November 12th, 2011 - 2:00 pm

I’ve been hors de combat for the last week, lingering in one of those establishments Hans Castorp inhabited for so many months in Thomas Mann’s The Magic Mountain.

I exaggerate slightly. I had’t been sleeping out under the stars with our unhygienic friends at OccupyFatuousness, so I haven’t come down with TB, “Zucotti Lung,” or any of the other maladies to which carelessness, ridiculous political posturing, and bad sanitation are heir to.

No it was an ordinary case of appendicitis–well, not entirely ordinary, since the blasted thing had ruptured before I sat down for a free and frank discussion with the pleasant doctor from a local emergency room. He, scrutinizing the Kimball interior as portrayed by a CAT scan, was quick to introduce me to his good friend, the surgeon, before resuming his search for the victims of motorcycle accidents, drug overdoses, and whatever else emergency-room doctors do to beguile an idle hour.
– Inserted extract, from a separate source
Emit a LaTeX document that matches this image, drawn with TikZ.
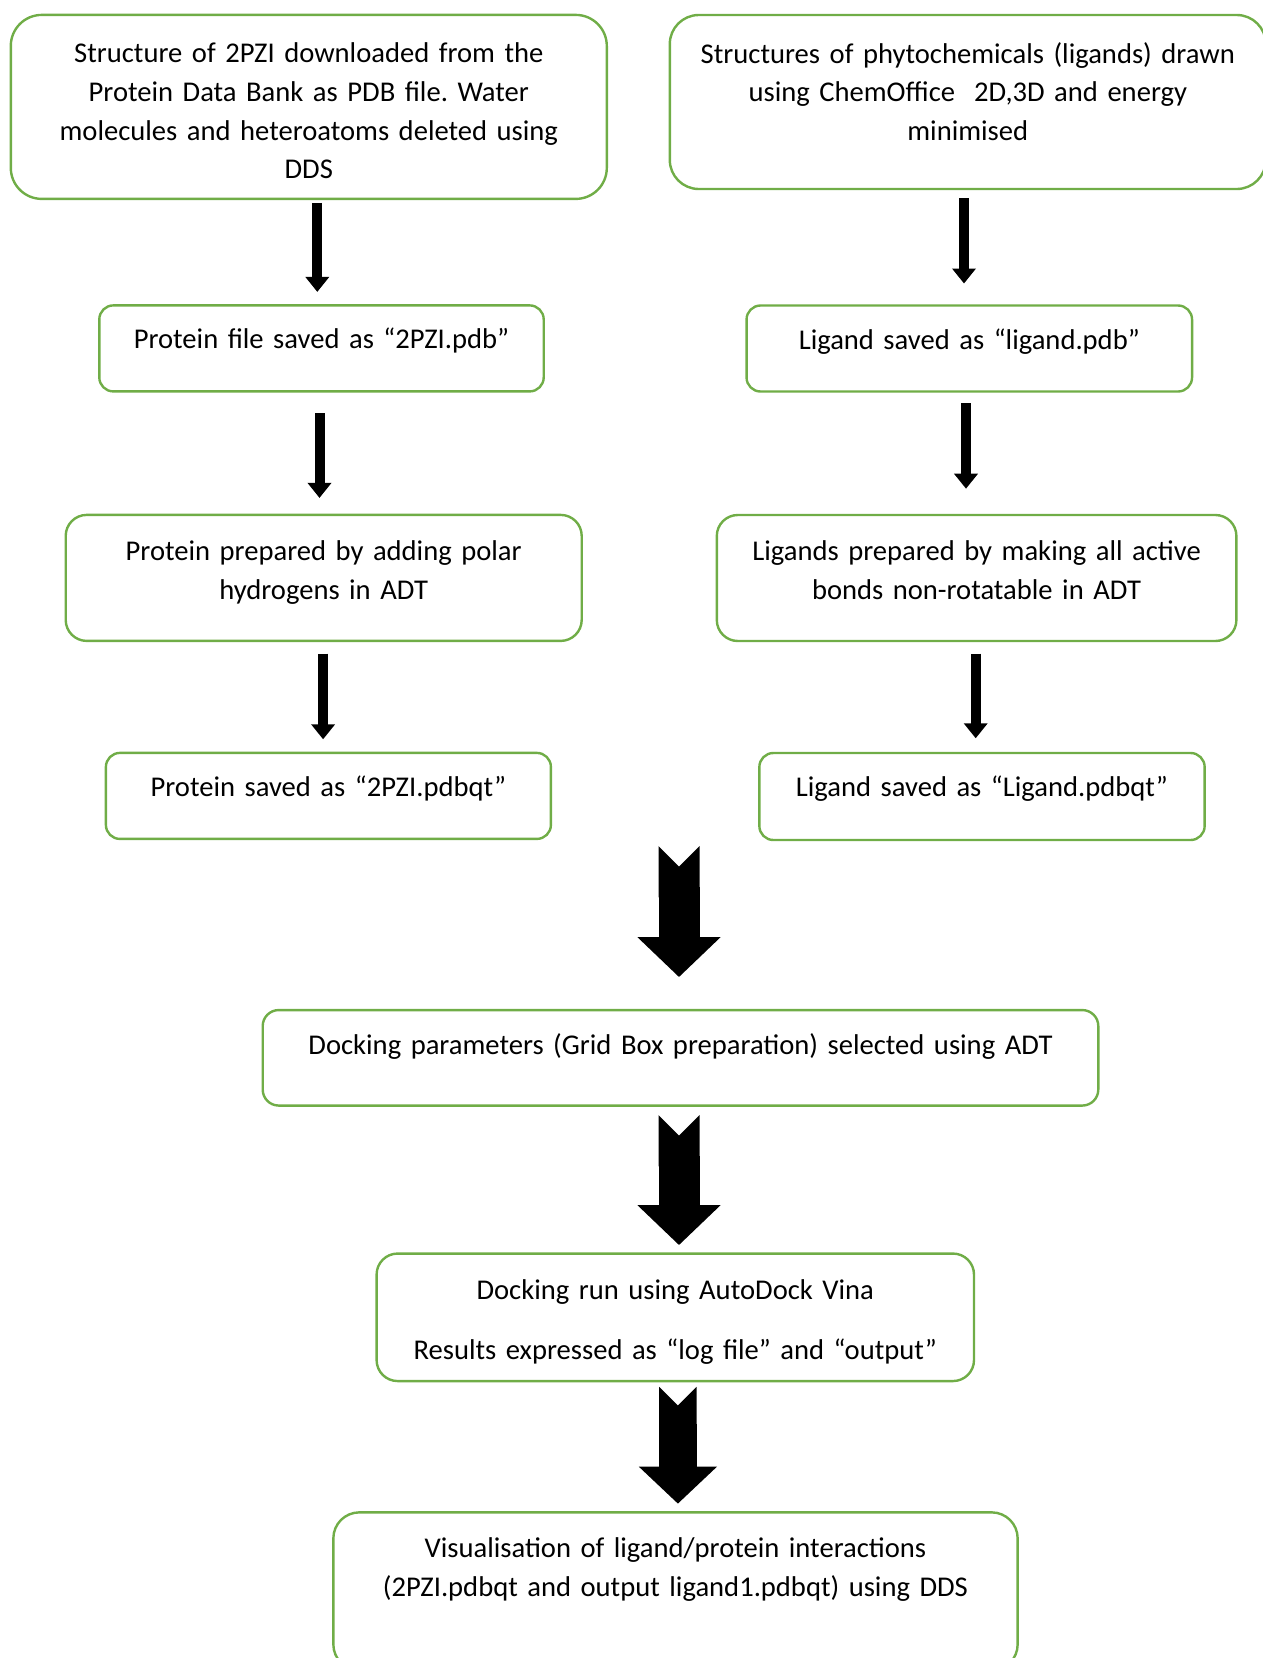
\documentclass[tikz,border=0pt]{standalone}
\usepackage{fontspec}
\setmainfont{Carlito}
\usetikzlibrary{positioning,arrows.meta}
\definecolor{boxgreen}{RGB}{112,173,71}
\newcommand{\bodyfont}{\fontsize{28.6}{38.6}\selectfont\frenchspacing}

\begin{document}
\begin{tikzpicture}[x=1pt, y=1pt,
  main/.style = {draw=boxgreen, line width=2.4pt, outer sep=0pt, align=center, inner xsep=10pt, inner ysep=17pt, text height=28.5pt, font=\bodyfont},
  arr/.style = {line width=10pt, -{Triangle[width=23pt,length=15pt]}},
  bigarr/.style = {line width=41pt, {Triangle Cap[reversed]}-{Triangle[width=81pt,length=40pt]}}]
\useasboundingbox (0,0) rectangle (1262,-1658);
% left column: protein
\node[main, text width=576pt, text height=31pt, text depth=119pt, rounded corners=31pt] (b1) at (308.8,-106.9) {Structure of 2PZI downloaded from the\\Protein Data Bank as PDB file. Water\\molecules and heteroatoms deleted using\\DDS};
\node[main, text width=424.4pt, text height=26.5pt, text depth=25.5pt, rounded corners=14pt] (b3) [below=106.5pt of b1, xshift=12.7pt] {Protein file saved as “2PZI.pdb”};
\node[main, text width=496pt, text depth=63.5pt, rounded corners=21pt] (b5) [below=123.5pt of b3, xshift=2.2pt] {Protein prepared by adding polar\\hydrogens in ADT};
\node[main, text width=425pt, text height=26.5pt, text depth=25.5pt, rounded corners=14pt] (b7) [below=112pt of b5, xshift=4.7pt] {Protein saved as “2PZI.pdbqt”};
% right column: ligands
\node[main, text width=576pt, text height=31pt, text depth=109pt, rounded corners=29pt] (b2) [right=63pt of b1, yshift=4.9pt] {Structures of phytochemicals (ligands) drawn\\using ChemOffice~ 2D,3D and energy\\minimised};
\node[main, text width=425.5pt, text height=26.5pt, text depth=25.5pt, rounded corners=14pt] (b4) [below=116.5pt of b2, xshift=1.5pt] {Ligand saved as “ligand.pdb”};
\node[main, text width=499.6pt, text depth=63.5pt, rounded corners=21pt] (b6) [below=123.5pt of b4, xshift=7.3pt] {Ligands prepared by making all active\\bonds non-rotatable in ADT};
\node[main, text width=425.3pt, text height=26.5pt, text depth=26.5pt, rounded corners=14pt] (b8) [below=112pt of b6, xshift=5.4pt] {Ligand saved as “Ligand.pdbqt”};
% docking
\node[main, text width=815.6pt, text height=27pt, text depth=34.5pt, rounded corners=16pt] (b9) at (680.5,-1057.8) {Docking parameters (Grid Box preparation) selected using ADT};
\node[main, text width=577.4pt, text depth=65pt, rounded corners=21pt] (b10) [below=148pt of b9, xshift=-5.2pt] {Docking run using AutoDock Vina\\[21.7pt]Results expressed as “log file” and “output”};
\node[main, text width=664.3pt, text depth=95.5pt, rounded corners=26pt] (b11) [below=131.3pt of b10, xshift=0.2pt] {Visualisation of ligand/protein interactions\\(2PZI.pdbqt and output ligand1.pdbqt) using DDS};

\draw[arr, shorten <=4pt, shorten >=13.5pt] ([xshift=-4.2pt]b3.north |- b1.south) -- ([xshift=-4.2pt]b3.north);
\draw[arr, shorten <=22pt, shorten >=17pt] ([xshift=-4.2pt]b5.north |- b3.south) -- ([xshift=-4.2pt]b5.north);
\draw[arr, shorten <=12.7pt, shorten >=13.6pt] ([xshift=-5.3pt]b7.north |- b5.south) -- ([xshift=-5.3pt]b7.north);
\draw[arr, shorten <=9pt, shorten >=22pt] ([xshift=-5.3pt]b4.north |- b2.south) -- ([xshift=-5.3pt]b4.north);
\draw[arr, shorten <=11.5pt, shorten >=26.3pt] ([xshift=-10.6pt]b6.north |- b4.south) -- ([xshift=-10.6pt]b6.north);
\draw[arr, shorten <=12.7pt, shorten >=14.7pt] ([xshift=-6.3pt]b8.north |- b6.south) -- ([xshift=-6.3pt]b8.north);

\draw[bigarr, shorten <=6pt, shorten >=33pt] ([xshift=-1.5pt]b9.north |- b8.south) -- ([xshift=-1.5pt]b9.north);
\draw[bigarr, shorten <=9.5pt, shorten >=8.5pt] ([xshift=-1.5pt]b9.south) -- ([xshift=-1.5pt]b9.south |- b10.north);
\draw[bigarr, line width=37.4pt, {Triangle Cap[reversed]}-{Triangle[width=76pt,length=37pt]}, shorten <=5.7pt, shorten >=8.7pt] ([xshift=2.6pt]b10.south) -- ([xshift=2.6pt]b10.south |- b11.north);
\end{tikzpicture}
\end{document}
I speak lightly, but it would be paltering with the truth to say that I have been at my chirpiest this past week. I won’t burden you with the details. It should indeed be a guide to aspiring novelists and other romantics that there are plenty of things that may be vividly present to your experience which, when worked up into narrative shape, bore the pants off your audience. Beach the Butler, of Blandings Castle fame, found this to be incontrovertibly true whenever he collared a guest and began on the saga of the lining of his stomach. The story failed to grip, and it wasn’t two minutes before even the most sympathetic soul was shuffling his feet and wondering how he could contrive to be elsewhere.

Anyway, Beach, though a sensitive soul, dilated on the physical or material side of the plight. The Engineer Hans Castorp embodied one of the signal spiritual coefficients of protracted illness. It has to do with the experience of time. An hour, a morning, seems to take forever to battle through. Could an afternoon take longer to drain away? But suddenly days, weeks, months have slipped by without anyone’s have noticed. I’m home now. And I wasn’t cooped up anywhere near as long as Hans Castorp was. But already after several days the curious dispensation of illness, leaved by a compact of boredom and debility, has given a strange sponginess to my experience of the day’s unfolding.

Not that I was beyond noticing things. The GOP debates, for example. Or Herman Cain’s women trouble. Or sudden shift upwards in the political fortunes of Newt Gingrich. Back on November 4, I emailed a pal suggesting that I was almost ready to embrace Newt as the “sole plausible possibility.” The next day, Byron York reported that Newt had “won big” in Iowa. On November 9, Dorothy Rabinowitz explained in The Wall Street Street Journal “Why Gingrich Could Win.” “I think I can represent American exceptionalism, free enterprise, the rights of private property and the Constitution,” Gingrich said, describing the sort of debates he looked forward to if he were the nominee, “better than [Obama] can represent class warfare, bureaucratic socialism, weakness in foreign policy, and total confusion in the economy.”

Others are thinking so, too. Also on November 9, Steven Hayward weighed in on Powerline with “The Case for Newt.”